EXERCISE DETAILS —
Take every line that has the string "chart" and copy it out.

begin RECORDED INFORMATION

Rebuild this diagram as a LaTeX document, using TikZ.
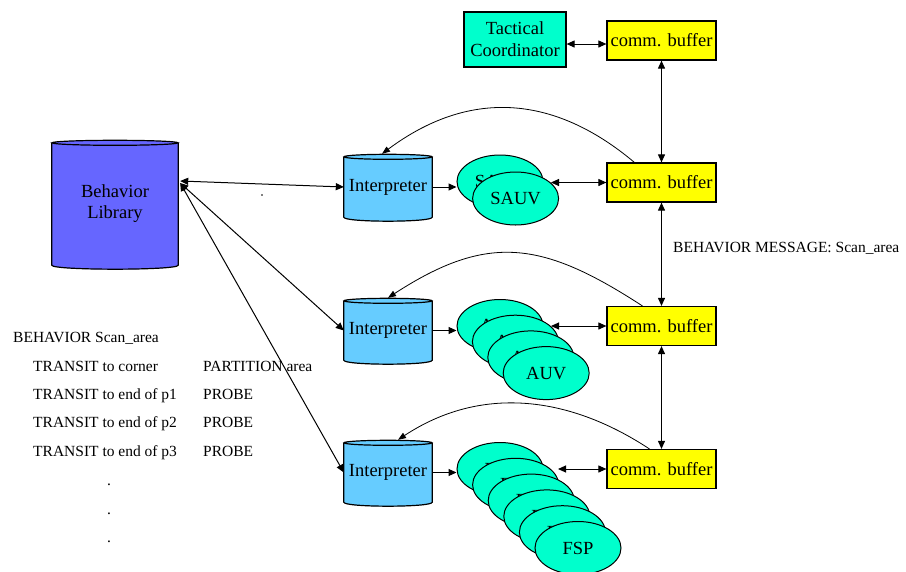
\documentclass[tikz,border=0pt]{standalone}
\usepackage{fontspec}
\setmainfont{Liberation Serif}
\usetikzlibrary{arrows.meta,calc,shapes.geometric}
\definecolor{libblue}{RGB}{102,102,255}
\definecolor{intblue}{RGB}{102,204,255}
\definecolor{tealc}{RGB}{0,255,204}
\definecolor{bufy}{RGB}{255,255,0}
\tikzset{
  boxbase/.style={draw=black, line width=1.2pt, inner sep=0pt, align=center, font=\fontsize{18.5}{22}\selectfont},
  buffer/.style={boxbase, fill=bufy, minimum width=109pt, minimum height=39pt},
  coordbox/.style={boxbase, fill=tealc, minimum width=102pt, minimum height=55pt, font=\fontsize{18.5}{22}\selectfont},
  cylbody/.style={draw=none, inner sep=0pt, align=center, font=\fontsize{18.5}{21}\selectfont},
  veh/.style={ellipse, draw=black, fill=tealc, line width=1pt, minimum width=86pt, minimum height=53pt, inner sep=0pt, font=\fontsize{18.5}{22}\selectfont},
  arr/.style={line width=1pt, -{Triangle[length=8pt,width=7pt]}},
  darr/.style={line width=1pt, {Triangle[length=8pt,width=7pt]}-{Triangle[length=8pt,width=7pt]}},
  curv/.style={line width=0.8pt, -{Triangle[length=8pt,width=6pt]}},
  txt/.style={anchor=base west, inner sep=0pt, font=\fontsize{15.5}{18}\selectfont}
}
\begin{document}
\begin{tikzpicture}[x=1pt,y=-1pt]
\useasboundingbox (0,0) rectangle (906,571);
\fill[white] (0,0) rectangle (906,571);

% cylinders
\node[cylbody, fill=libblue, minimum width=126pt, minimum height=122pt] (lib) at (115,204) {Behavior\\Library};
\node[cylbody, fill=intblue, minimum width=88pt, minimum height=60pt] (i1) at (388,187) {Interpreter};
\node[cylbody, fill=intblue, minimum width=88pt, minimum height=59pt] (i2) at (388,330.5) {Interpreter};
\node[cylbody, fill=intblue, minimum width=88pt, minimum height=59pt] (i3) at (388,472.5) {Interpreter};
\foreach \n/\c/\r in {lib/libblue/63, i1/intblue/44, i2/intblue/44, i3/intblue/44} {
  \fill[\c] (\n.south west) .. controls +(0,5.3) and +(0,5.3) .. (\n.south east) -- cycle;
  \draw[line width=1.2pt] (\n.north west) -- (\n.south west) .. controls +(0,5.3) and +(0,5.3) .. (\n.south east) -- (\n.north east);
  \filldraw[fill=\c, line width=1.2pt] (\n.north) ellipse [x radius=\r, y radius=2.5];
}

% boxes
\node[coordbox] (tc) at (515,39.5) {Tactical\\Coordinator};
\node[buffer] (b1) at (661.5,40.5) {comm. buffer};
\node[buffer] (b2) at (661.5,182.5) {comm. buffer};
\node[buffer] (b3) at (661.5,326) {comm. buffer};
\node[buffer] (b4) at (661.5,469) {comm. buffer};

% vehicles
\node[veh] (s1) at (500,181.5) {SAUV};
\node[veh] (s2) at (515.6,198.5) {SAUV};
\foreach \k in {1,...,4} {
  \node[veh] (a\k) at ({500+15.4*(\k-1)},{326+15.7*(\k-1)}) {AUV};
}
\foreach \k in {1,...,6} {
  \node[veh] (f\k) at ({500+15.6*(\k-1)},{469+15.8*(\k-1)}) {FSP};
}

% library connectors
\draw[darr] ($(lib.east)+(2,-23)$) -- (i1.west);
\draw[darr] ($(lib.east)+(2,-21)$) -- (i2.west);
\draw[darr] ($(lib.east)+(2,-21)$) -- (i3.west);
\fill (262,195) circle [radius=0.9];

% interpreter to vehicles
\draw[arr] (i1.east) -- (i1.east -| s1.west);
\draw[arr] (i2.east) -- (i2.east -| a1.west);
\draw[arr] (i3.east) -- (i3.east -| f1.west);

% vehicles to buffers
\coordinate (t1) at (551,182.5);
\coordinate (t2) at (551,326);
\coordinate (t3) at (558,469);
\draw[darr] (t1) -- (b2.west);
\draw[darr] (t2) -- (b3.west);
\draw[darr] (t3) -- (b4.west);

% buffer chain
\draw[darr] ($(tc.east)+(0,4.5)$) -- ($(b1.west)+(0,3.5)$);
\draw[darr] (b1.south) -- (b2.north);
\draw[darr] (b2.south) -- (b3.north);
\draw[darr] (b3.south) -- (b4.north);

% curved feedback arrows
\draw[curv] ($(b2.north west)+(28,0)$) .. controls +(-82,-69) and +(86,-64) .. ($(i1.north)+(-6,-3)$);
\draw[curv] ($(b3.north west)+(36,0)$) .. controls +(-100,-65) and +(100,-65) .. ($(i2.north)+(0,-3)$);
\draw[curv] ($(b4.north west)+(43,0)$) .. controls +(-82,-54) and +(82,-54) .. ($(i3.north)+(10,-3)$);

% texts
\node[txt] (msg) at (673,252) {BEHAVIOR MESSAGE: Scan\_area};
\node[txt] (h0) at (13,342) {BEHAVIOR Scan\_area};
\node[txt] (l1) at (33,371) {TRANSIT to corner};
\node[txt] (r1) at (203,371) {PARTITION area};
\node[txt] (l2) at (33,399) {TRANSIT to end of p1};
\node[txt] (r2) at (203,399) {PROBE};
\node[txt] (l3) at (33,427) {TRANSIT to end of p2};
\node[txt] (r3) at (203,427) {PROBE};
\node[txt] (l4) at (33,456) {TRANSIT to end of p3};
\node[txt] (r4) at (203,456) {PROBE};
\node[txt] (d1) at (107,485) {.};
\node[txt] (d2) at (107,514) {.};
\node[txt] (d3) at (107,542) {.};
\end{tikzpicture}
\end{document}
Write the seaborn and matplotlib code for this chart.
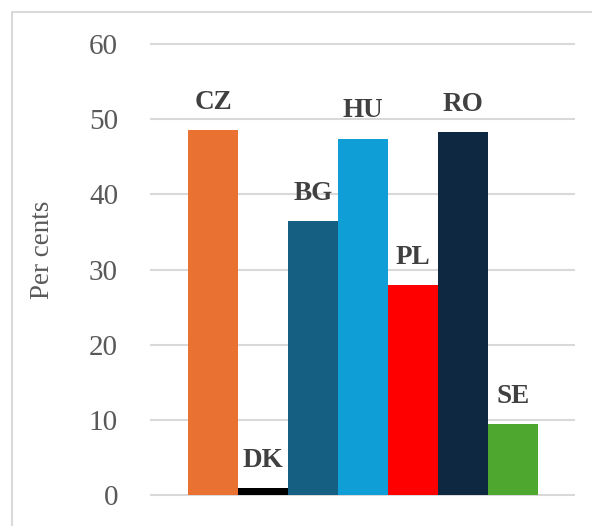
import matplotlib
matplotlib.use("Agg")
import matplotlib.pyplot as plt
import seaborn as sns
import pandas as pd
from matplotlib.patches import Rectangle

# Share of respondents by country (per cents)
countries = ["CZ", "DK", "BG", "HU", "PL", "RO", "SE"]
values = [48.5, 0.9, 36.4, 47.4, 27.9, 48.3, 9.4]
colors = ["#E97132", "#000000", "#156082", "#0F9ED5", "#FF0000", "#0E2841", "#4EA72E"]
y_ticks = [0, 10, 20, 30, 40, 50, 60]

df = pd.DataFrame({"country": countries, "value": values})

sns.set_theme(style="white")
plt.rcParams["font.family"] = ["Liberation Serif", "DejaVu Serif"]

W, H = 592, 526
fig = plt.figure(figsize=(W / 100, H / 100), dpi=100)

# axes placement in pixels: plot spans x 150..575, y(0)=495, y(60)=44
px_per_unit = (495 - 44) / 60.0
y_lo, y_hi = -1.0, 61.0
top_px = 44 - (y_hi - 60) * px_per_unit
bot_px = 495 + (0 - y_lo) * px_per_unit
ax = fig.add_axes([150 / W, 1 - bot_px / H, (575 - 150) / W, (bot_px - top_px) / H])

sns.barplot(data=df, x="country", y="value", hue="country", order=countries,
            hue_order=countries, palette=colors, width=1.0, legend=False,
            saturation=1, ax=ax, edgecolor="none", linewidth=0)

# bar region 188..538 px => 50 px per category
x_left = -0.5 - (188 - 150) / 50.0
x_right = 6.5 + (575 - 538) / 50.0
ax.set_xlim(x_left, x_right)
ax.set_ylim(y_lo, y_hi)

for yt in y_ticks:
    ax.axhline(yt, color="#D9D9D9", lw=1.5, zorder=0)

ax.set_yticks(y_ticks)
ax.set_yticklabels([str(t) for t in y_ticks], fontsize=21, color="#595959")
ax.tick_params(axis="y", length=0, pad=23)
ax.set_xticks([])
ax.set_xlabel("")
ax.set_ylabel("")
for sp in ax.spines.values():
    sp.set_visible(False)

for cont in ax.containers:
    lbls = [countries[int(round(b.get_x() + b.get_width() / 2))] for b in cont]
    ax.bar_label(cont, labels=lbls, padding=11, fontsize=19.5, fontweight="bold",
                 color="#404040")

fig.text(43 / W, 1 - 250 / H, "Per cents", rotation=90, ha="center", va="center",
         fontsize=19.5, color="#595959")

# chart frame
fig.patches.append(Rectangle((12 / W, -0.1), 1.2, 1 - 12 / H + 0.1,
                             transform=fig.transFigure, fill=False,
                             edgecolor="#D9D9D9", lw=1.5))

fig.savefig("out.png", dpi=100)
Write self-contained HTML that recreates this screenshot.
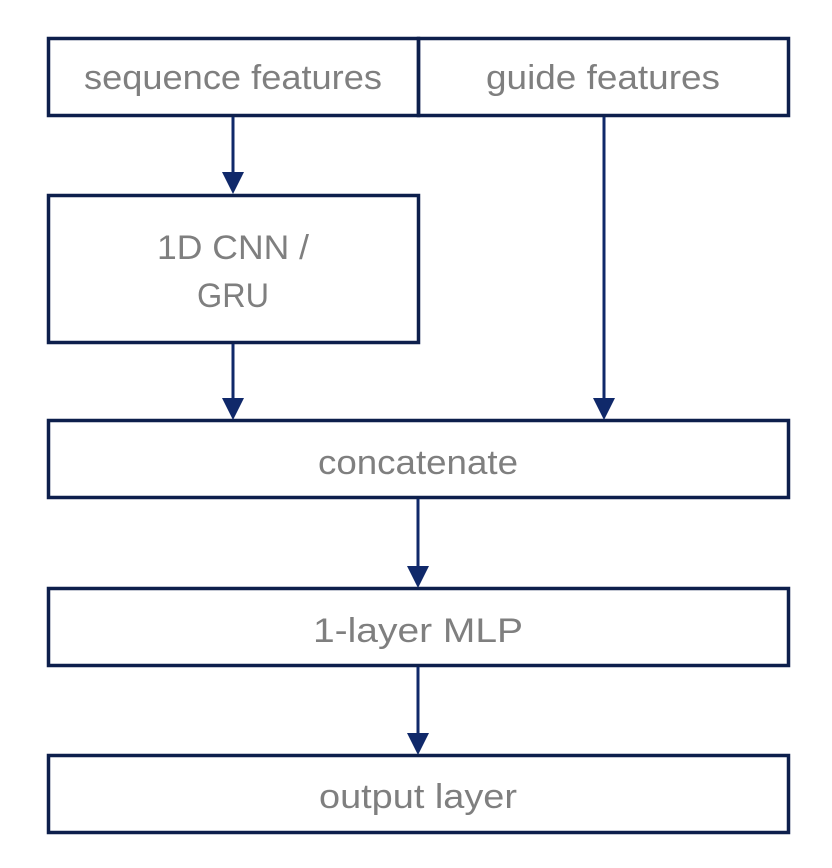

end RECORDED INFORMATION

PROBLEM SOLUTION —
Write the seaborn and matplotlib code for this chart.
# chart frame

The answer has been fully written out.